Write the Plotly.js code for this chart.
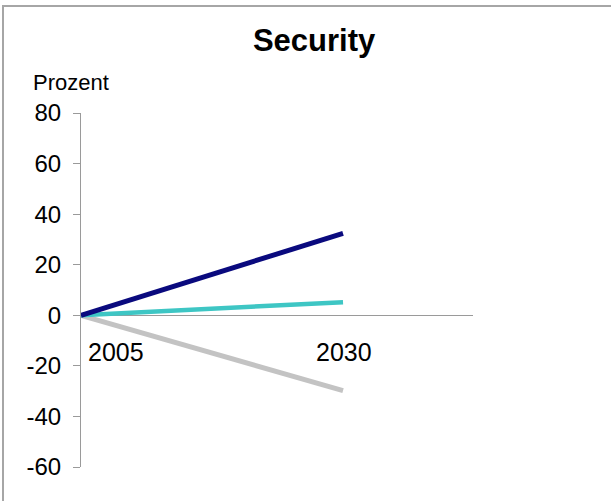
<!DOCTYPE html>
<html>
<head>
<meta charset="utf-8">
<script src="https://cdn.plot.ly/plotly-3.0.1.min.js"></script>
<style>
  html, body { margin: 0; padding: 0; background: #ffffff; }
  #wrap { position: relative; width: 611px; height: 501px; overflow: hidden; }
  #chart { position: absolute; left: 0; top: 0; width: 611px; height: 501px; }
  #frame {
    position: absolute; left: 2px; top: 5px; right: -4px; bottom: -4px;
    border-top: 2px solid #a6a6a6; border-left: 2px solid #a6a6a6;
    pointer-events: none;
  }
</style>
</head>
<body>
<div id="wrap">
  <div id="chart"></div>
  <div id="frame"></div>
</div>
<script>
// Change relative to 2005, in percent
const years = [2005, 2030];
const yearLabels = ['2005', '2030'];
const seriesHigh = [0, 32.4];
const seriesMid = [0, 5.2];
const seriesLow = [0, -29.8];

const yTicks = [-60, -40, -20, 0, 20, 40, 60, 80];

const font = 'Liberation Sans, Arial, sans-serif';

const traces = [
  { x: years, y: seriesLow, mode: 'lines', line: { color: '#c3c3c3', width: 5 }, hoverinfo: 'skip' },
  { x: years, y: seriesMid, mode: 'lines', line: { color: '#3ec6c4', width: 4.5 }, hoverinfo: 'skip' },
  { x: years, y: seriesHigh, mode: 'lines', line: { color: '#0a0a7e', width: 5 }, hoverinfo: 'skip' }
];

const annotations = yearLabels.map((t, i) => ({
  x: years[i], y: 0, xref: 'x', yref: 'y', text: t, showarrow: false,
  xanchor: 'center', yanchor: 'middle',
  xshift: i === 0 ? 35 : 1, yshift: -37,
  font: { family: font, size: 25, color: '#000000' }
}));

annotations.push({
  xref: 'paper', yref: 'paper', x: -0.127, y: 1.085,
  xanchor: 'left', yanchor: 'middle', text: 'Prozent', showarrow: false,
  font: { family: font, size: 22, color: '#000000' }
});

const layout = {
  width: 611, height: 501,
  margin: { l: 81, r: 138, t: 113, b: 34 },
  paper_bgcolor: '#ffffff', plot_bgcolor: '#ffffff',
  showlegend: false,
  title: {
    text: '<b>Security</b>',
    x: 0.514, xref: 'container', xanchor: 'center',
    y: 0.92, yref: 'container', yanchor: 'middle',
    font: { family: font, size: 31, color: '#000000' }
  },
  xaxis: {
    range: [2005, 2042.4], showline: false, showgrid: false, zeroline: false,
    showticklabels: false, ticks: '', fixedrange: true
  },
  yaxis: {
    range: [-60, 80], tickvals: yTicks, ticktext: yTicks.map(String),
    showline: true, linecolor: '#9a9a9a', linewidth: 1,
    ticks: 'outside', ticklen: 7, tickcolor: '#9a9a9a', tickwidth: 1,
    ticklabelstandoff: 7,
    showgrid: false, zeroline: true, zerolinecolor: '#9a9a9a', zerolinewidth: 1,
    tickfont: { family: font, size: 24, color: '#000000' }, fixedrange: true
  },
  annotations: annotations
};

Plotly.newPlot('chart', traces, layout, { displayModeBar: false, staticPlot: true });
</script>
</body>
</html>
- - - - - - -
Task to complete -> Select every line above that contains the word "chart", and copy it.

The answer ->
Write the Plotly.js code for this chart.
  #chart { position: absolute; left: 0; top: 0; width: 611px; height: 501px; }
  <div id="chart"></div>
Plotly.newPlot('chart', traces, layout, { displayModeBar: false, staticPlot: true });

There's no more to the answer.